I had another rough week.
At this point I, and I assume many of you, can decipher our mother’s tone, especially when she says basic things like: please call me. I knew it meant there was bad news but that it wasn’t urgent, which allowed me to entertain the idea of not calling back for a while. I didn’t. I picked up the phone and called. The details are irrelevant but basically, a new trauma has presented itself in my family life which brings up many old wounds, reminds me of many issues other loved ones are struggling with, and forces me to confront my value system. After hearing the news I felt powerless, tortured by this new reality and eventually, very angry. I called many people and professionals for support and it took me a while to work through just some of these feelings. I couldn’t think straight for a day. Until the next massive emotional drama happened, which lasted a few days.

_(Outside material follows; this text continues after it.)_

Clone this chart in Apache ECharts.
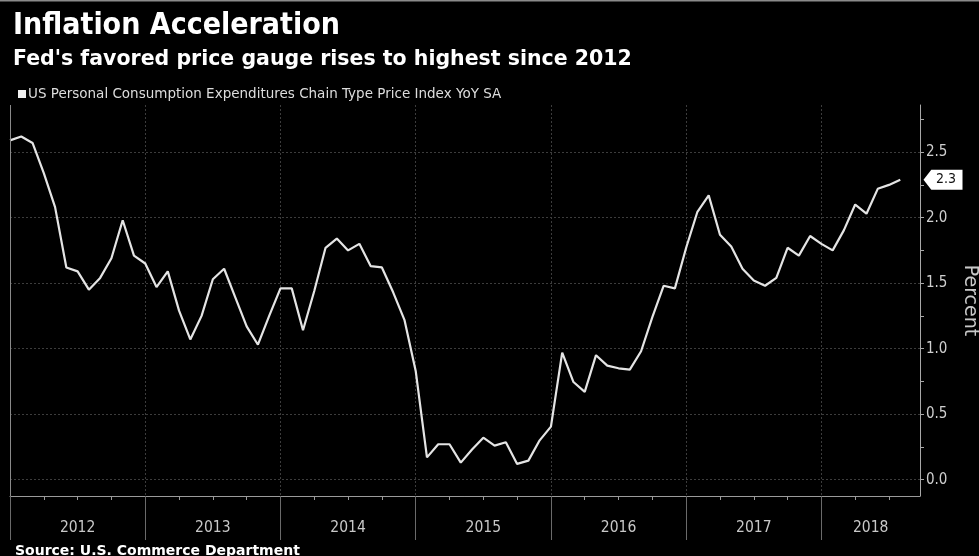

I didn’t complete my goals. At all.
I never know what to do in these situations. I know my life is hard (ex: in the past few months two of my immediate families members were on the brink of death). I want to be the kind of person who takes care of my loved ones, but also takes care of myself. I want to be the kind of woman who is able to be on a long call with my brother about his desire to commit suicide, but then also find the emotional energy to fulfill my goals, like job hunting. But I don’t know how. How do I strike the balance? How do I support the many people in my life who are in serious pain, work through my feelings around the situations and support myself – all in a day or two?
While I process these questions I have these difficult conversations with myself where I start asking all kinds of questions, none of which I know the answers to. Do I get too emotionally involved with my loved ones? Do I only get involved because I want an excuse not to take care of myself? Could I find ways to be more involved with my own goals? Am I unrealistic in expecting to be able to get over this tough stuff so quickly and then be able to focus on job hunting – something that is already loaded and emotionally challenging for me? Is it acceptable to give myself more downtime than I would have liked to deal with these things but then not move forward with my goals? Am I making excuses and being a victim?
Ultimately, I’m drowning. I think I had a mini-panic attack today at work.
Last week was one of the first weeks in years that I had no emergency situation. Everyone in my family was fine. It was the first week in about three years that no one had a breakdown. It was the most productive week in my job search in years. It was short lived.
I guess I really don’t know what to do. However, I do know I need a shift. Tomorrow I’m dying my hair red (get the blog post title…I will be a ginger). My best friend has all kinds of wacky theories about life but one of them is about how a change in a woman’s haircut allows her to feel differently about herself and present differently. That felt like a good step and, fortunately, it was also in tune with my self-care goal. A full hour where I can relax and be pampered.
I also decided to design emotional palate cleaners (again, get the blog post title?). In theory I would have put this in my revised PSP but I didn’t make the time for that this week (this is another thing that I don’t know how to feel about – frustrated? upset? accepting that I tried my best? What lesson should I learn from this?). My point is – I need to find short exercises or activities to do before and after emotionally intensive situations. I need things that aren’t super intensive or time-consuming since I can’t always manage that. Suggestions welcome. I am determined to find something that will help me stay strong instead of getting so unbelievably emotionally drained that I want to crawl into bed and watch TV at the end of the day, instead of doing the things I should do for myself. I have been paying such high prices in the absence of these healthy tools.